* EXERCISE:
Print the lines starting at the line containing "What React, TypeScript" and ending at the line containing "Chart.register(...registerables);", exactly and in full, without the pictures.

* INFORMATION PROVIDED:
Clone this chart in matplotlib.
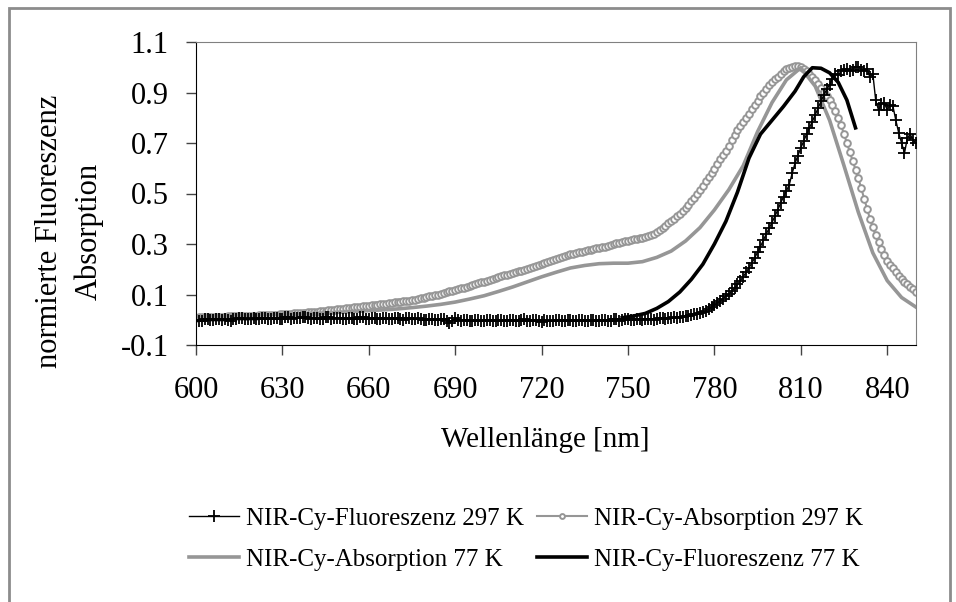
---
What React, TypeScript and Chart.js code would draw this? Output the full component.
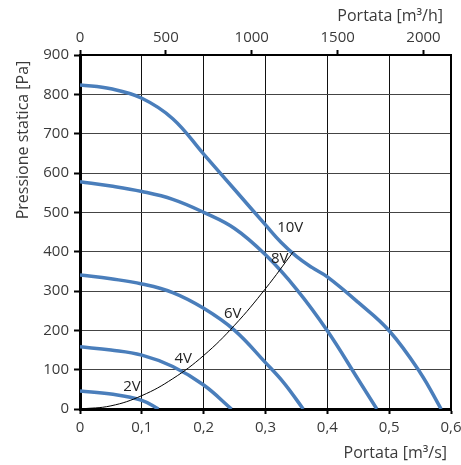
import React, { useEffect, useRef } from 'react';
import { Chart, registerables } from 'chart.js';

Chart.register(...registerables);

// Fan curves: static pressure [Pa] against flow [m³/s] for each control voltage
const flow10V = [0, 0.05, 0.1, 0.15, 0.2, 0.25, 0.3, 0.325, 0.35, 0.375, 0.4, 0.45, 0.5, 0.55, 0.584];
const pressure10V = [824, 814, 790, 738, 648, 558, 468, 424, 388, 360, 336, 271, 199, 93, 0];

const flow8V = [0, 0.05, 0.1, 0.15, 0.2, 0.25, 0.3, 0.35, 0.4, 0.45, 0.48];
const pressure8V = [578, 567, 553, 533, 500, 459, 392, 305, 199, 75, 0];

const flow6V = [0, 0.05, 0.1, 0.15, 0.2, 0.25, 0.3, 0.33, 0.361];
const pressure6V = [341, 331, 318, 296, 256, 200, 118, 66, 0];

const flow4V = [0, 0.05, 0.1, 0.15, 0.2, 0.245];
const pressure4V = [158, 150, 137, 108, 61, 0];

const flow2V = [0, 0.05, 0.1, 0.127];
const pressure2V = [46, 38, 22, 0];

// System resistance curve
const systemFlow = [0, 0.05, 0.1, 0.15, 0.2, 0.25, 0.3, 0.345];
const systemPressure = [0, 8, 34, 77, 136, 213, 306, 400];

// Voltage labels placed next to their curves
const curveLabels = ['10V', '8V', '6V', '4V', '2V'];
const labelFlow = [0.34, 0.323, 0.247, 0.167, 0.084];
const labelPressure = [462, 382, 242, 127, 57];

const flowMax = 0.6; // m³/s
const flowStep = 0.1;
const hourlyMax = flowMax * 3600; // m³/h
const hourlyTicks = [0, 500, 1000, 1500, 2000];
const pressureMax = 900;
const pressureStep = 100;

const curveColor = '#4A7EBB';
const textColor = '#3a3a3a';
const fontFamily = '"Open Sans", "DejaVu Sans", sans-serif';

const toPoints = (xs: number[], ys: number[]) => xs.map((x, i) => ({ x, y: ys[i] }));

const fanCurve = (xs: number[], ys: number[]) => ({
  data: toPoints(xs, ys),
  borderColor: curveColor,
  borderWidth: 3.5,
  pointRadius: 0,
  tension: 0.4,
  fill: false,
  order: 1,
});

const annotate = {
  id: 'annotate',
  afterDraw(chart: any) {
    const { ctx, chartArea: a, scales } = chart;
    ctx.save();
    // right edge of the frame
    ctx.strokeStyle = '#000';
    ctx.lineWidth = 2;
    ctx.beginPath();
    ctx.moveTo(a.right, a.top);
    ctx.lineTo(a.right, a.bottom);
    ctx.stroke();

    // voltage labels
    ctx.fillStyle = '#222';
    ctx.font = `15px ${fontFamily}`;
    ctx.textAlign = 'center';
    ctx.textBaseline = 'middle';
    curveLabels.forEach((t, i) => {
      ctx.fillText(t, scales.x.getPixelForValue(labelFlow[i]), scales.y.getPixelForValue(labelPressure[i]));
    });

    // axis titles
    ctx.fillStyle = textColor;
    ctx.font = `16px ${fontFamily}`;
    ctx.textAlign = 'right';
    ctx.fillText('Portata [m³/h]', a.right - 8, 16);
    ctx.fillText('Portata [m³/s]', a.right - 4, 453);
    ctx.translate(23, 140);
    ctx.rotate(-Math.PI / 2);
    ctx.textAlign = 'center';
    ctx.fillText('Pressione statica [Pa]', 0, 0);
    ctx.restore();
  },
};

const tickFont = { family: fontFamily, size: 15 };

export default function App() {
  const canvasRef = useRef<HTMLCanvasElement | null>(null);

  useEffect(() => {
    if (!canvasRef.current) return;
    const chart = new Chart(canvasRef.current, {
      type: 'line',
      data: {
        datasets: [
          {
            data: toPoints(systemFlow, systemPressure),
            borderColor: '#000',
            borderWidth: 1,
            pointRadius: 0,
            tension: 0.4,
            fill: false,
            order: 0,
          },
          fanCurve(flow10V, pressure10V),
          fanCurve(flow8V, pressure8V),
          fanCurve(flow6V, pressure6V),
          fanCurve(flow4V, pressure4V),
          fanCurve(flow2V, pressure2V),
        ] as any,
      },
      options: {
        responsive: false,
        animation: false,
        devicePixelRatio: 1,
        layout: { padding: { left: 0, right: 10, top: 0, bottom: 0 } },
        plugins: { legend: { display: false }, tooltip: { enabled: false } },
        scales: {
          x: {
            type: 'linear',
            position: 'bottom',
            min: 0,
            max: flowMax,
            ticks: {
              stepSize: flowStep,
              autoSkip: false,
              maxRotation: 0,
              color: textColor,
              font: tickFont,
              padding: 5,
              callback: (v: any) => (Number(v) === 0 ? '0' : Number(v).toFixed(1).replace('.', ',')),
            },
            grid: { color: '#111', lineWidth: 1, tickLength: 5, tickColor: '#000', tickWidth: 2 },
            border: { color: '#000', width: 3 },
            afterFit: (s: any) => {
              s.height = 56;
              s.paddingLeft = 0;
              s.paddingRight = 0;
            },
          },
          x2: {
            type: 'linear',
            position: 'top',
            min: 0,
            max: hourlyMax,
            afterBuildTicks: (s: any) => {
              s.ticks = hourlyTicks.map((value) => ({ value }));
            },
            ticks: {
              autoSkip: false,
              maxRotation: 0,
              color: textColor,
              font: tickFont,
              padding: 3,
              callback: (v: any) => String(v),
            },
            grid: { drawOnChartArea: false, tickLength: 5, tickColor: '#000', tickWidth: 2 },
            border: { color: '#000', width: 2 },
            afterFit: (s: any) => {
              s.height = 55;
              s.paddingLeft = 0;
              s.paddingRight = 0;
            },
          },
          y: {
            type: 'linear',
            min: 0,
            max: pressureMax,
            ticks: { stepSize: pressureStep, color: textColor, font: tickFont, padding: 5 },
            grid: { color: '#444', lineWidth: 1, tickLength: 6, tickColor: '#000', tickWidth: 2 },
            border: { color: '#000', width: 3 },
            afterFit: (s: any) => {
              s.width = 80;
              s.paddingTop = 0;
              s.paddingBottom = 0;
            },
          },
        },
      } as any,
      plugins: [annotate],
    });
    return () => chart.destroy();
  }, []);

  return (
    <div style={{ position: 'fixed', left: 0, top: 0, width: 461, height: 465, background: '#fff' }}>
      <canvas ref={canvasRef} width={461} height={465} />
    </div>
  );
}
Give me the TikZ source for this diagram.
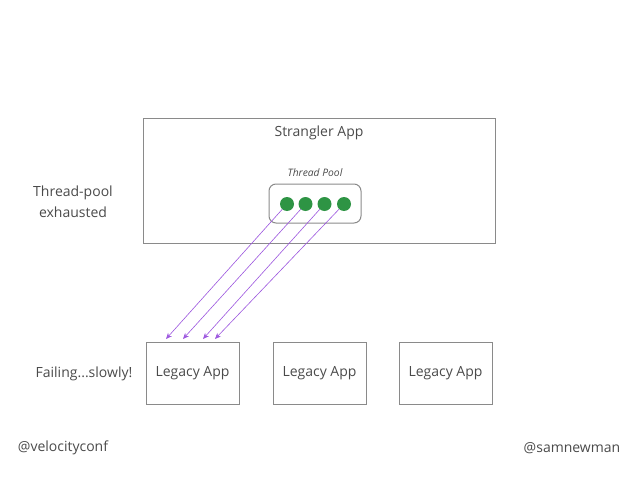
...
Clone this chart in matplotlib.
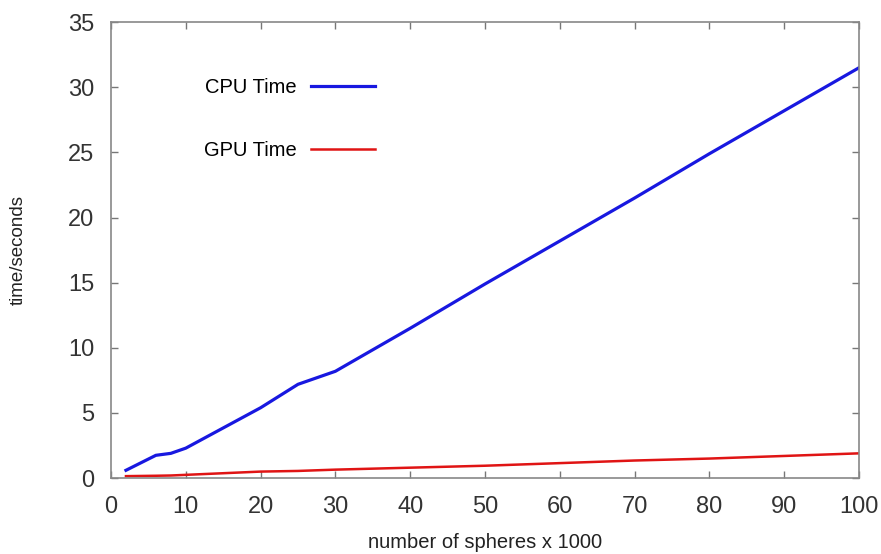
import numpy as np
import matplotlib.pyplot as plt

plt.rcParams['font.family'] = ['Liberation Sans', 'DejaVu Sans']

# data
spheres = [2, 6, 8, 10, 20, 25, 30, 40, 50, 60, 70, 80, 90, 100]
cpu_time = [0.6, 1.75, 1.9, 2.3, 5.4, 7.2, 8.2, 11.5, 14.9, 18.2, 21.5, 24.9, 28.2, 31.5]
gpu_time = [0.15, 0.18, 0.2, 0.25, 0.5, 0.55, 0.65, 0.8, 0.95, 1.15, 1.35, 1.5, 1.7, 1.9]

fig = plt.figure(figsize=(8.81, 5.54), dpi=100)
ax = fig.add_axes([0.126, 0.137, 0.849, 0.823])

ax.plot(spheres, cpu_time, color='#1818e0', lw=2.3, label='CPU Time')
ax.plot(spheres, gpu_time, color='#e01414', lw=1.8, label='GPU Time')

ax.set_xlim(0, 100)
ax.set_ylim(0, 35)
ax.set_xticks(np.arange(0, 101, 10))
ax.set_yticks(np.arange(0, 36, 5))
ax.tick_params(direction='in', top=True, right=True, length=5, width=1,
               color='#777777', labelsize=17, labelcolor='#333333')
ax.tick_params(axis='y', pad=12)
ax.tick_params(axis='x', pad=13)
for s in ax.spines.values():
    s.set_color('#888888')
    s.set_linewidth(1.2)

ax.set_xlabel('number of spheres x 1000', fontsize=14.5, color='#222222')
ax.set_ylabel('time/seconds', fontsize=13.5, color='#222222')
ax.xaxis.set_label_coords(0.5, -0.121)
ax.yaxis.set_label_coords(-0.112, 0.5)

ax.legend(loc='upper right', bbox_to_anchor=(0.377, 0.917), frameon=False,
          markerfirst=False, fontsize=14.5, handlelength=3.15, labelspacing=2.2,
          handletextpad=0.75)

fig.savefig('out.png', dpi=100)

* SOLUTION FOR THIS TASK:
What React, TypeScript and Chart.js code would draw this? Output the full component.
import React, { useEffect, useRef } from 'react';
import { Chart, registerables } from 'chart.js';

Chart.register(...registerables);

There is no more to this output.